If $[E:F] = n$, $m < n$ show that there cannot be an injective F-algebra homomorphism $L:E \rightarrow M(m, F)$.

Question

My initial thoughts on this question is a sort of Rank-Nullity argument, which I don't know if it's on the right path or not. Note that $E/F$ is a finite field extension.

Let $n = [E:F]$. We know in this case that $L: E \rightarrow M(n, F)$ is an injective $F$-Algebra homomorphism (by prior problem). In this case, we have that the $Ker(L) = \emptyset$. However, we now consider $L: E \rightarrow M(m, F)$, $m < n$. We can note that $dim(M(m,F)) < dim(M(n,F))$. By Rank-Nullity, treating these as vector spaces, we have $dim(Ker(L)) + dim(Im(L)) = dim(E/F) = n$. Note that $dim(Im(L))$ cannot be greater than $m$, since this is the dimension of the codomain. This then implies $dim(Ker(L)) \neq 0$, or that we do not have a trivial Kernel. Hence, we cannot have an injective mapping.

I could have completely misunderstood this problem, so if this is entirely off I apologize.
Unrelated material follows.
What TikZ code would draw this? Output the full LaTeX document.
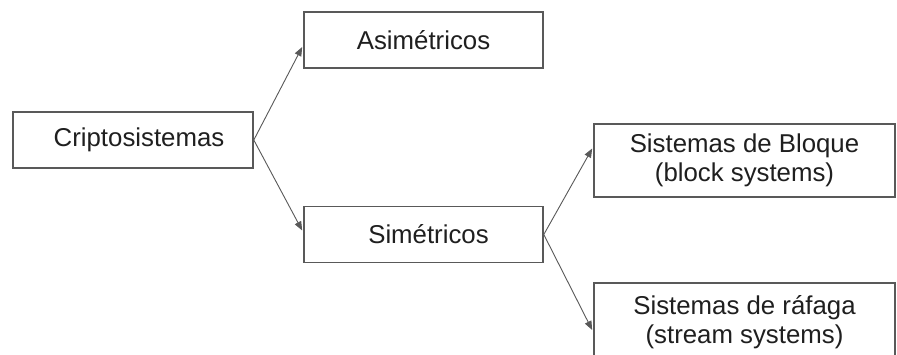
\documentclass[tikz,border=0pt]{standalone}
\usepackage{fontspec}
\setmainfont{Liberation Sans}
\usetikzlibrary{arrows.meta,calc}
\begin{document}
\begin{tikzpicture}[x=1pt,y=-1pt,
  box/.style={draw=black!65, line width=1.6pt, fill=white, inner sep=0pt,
    minimum width=239pt, minimum height=56pt, align=center,
    font=\fontsize{25.8}{29.5}\selectfont, text=black!88},
  widebox/.style={box, minimum width=301pt, minimum height=73pt},
  link/.style={draw=black!65, line width=0.9pt,
    -{Triangle[length=9pt,width=7pt]}}]
\useasboundingbox[fill=white] (0,0) rectangle (897,354);
\node[box, minimum width=240pt] (cripto) at (133,140) {\hspace*{12pt}Criptosistemas};
\node[box] (asim) at (423.5,40) {Asimétricos};
\node[box] (sim) at (423.5,234.5) {\hspace*{10pt}Simétricos};
\node[widebox] (bloque) at (744.5,160.5) {Sistemas de Bloque\\(block systems)};
\node[widebox, minimum height=78pt] (rafaga) at (744.5,322) {Sistemas de ráfaga\\(stream systems)};
\draw[link] (cripto.east) -- ($(asim.west)+(-1,7)$);
\draw[link] (cripto.east) -- ($(sim.west)+(-1,-4)$);
\draw[link] (sim.east) -- ($(bloque.west)+(-1,-12)$);
\draw[link] (sim.east) -- ($(rafaga.west)+(-1,8)$);
\end{tikzpicture}
\end{document}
I would greatly appreciate any hints on what the right track would be.

Answer 1

Let $a_1,\ldots, a_n$ be a basis of $E$. If $L$ exists, then the first rows of $L(a_1),\ldots, L(a_n)\in F^m$ are linearly dependent, hence we find coefficients (not all zero) such that $$L(\underbrace{\sum c_ia_i}_{=:\alpha})=\sum c_iL(a_i)$$ has a zero first row, hence is not invertible even though $\alpha$ is.

(This works even if you do not require that $L(1)=1$, by noticing that $L(1)$ must project onto a subspace of $F^m$ and we can restrict $L$ to the endomorphism ring of that).

Answer 2

Here is a partial answer:

When $E=F(a)$ this is easy because $L(a)$ would have a minimal polynomial of degree $n$ but all elements in $M(m,F)$ have minimal polynomial of degree at most $m$.

If $E/F$ is separable, then this argument suffices because of the primitive element theorem.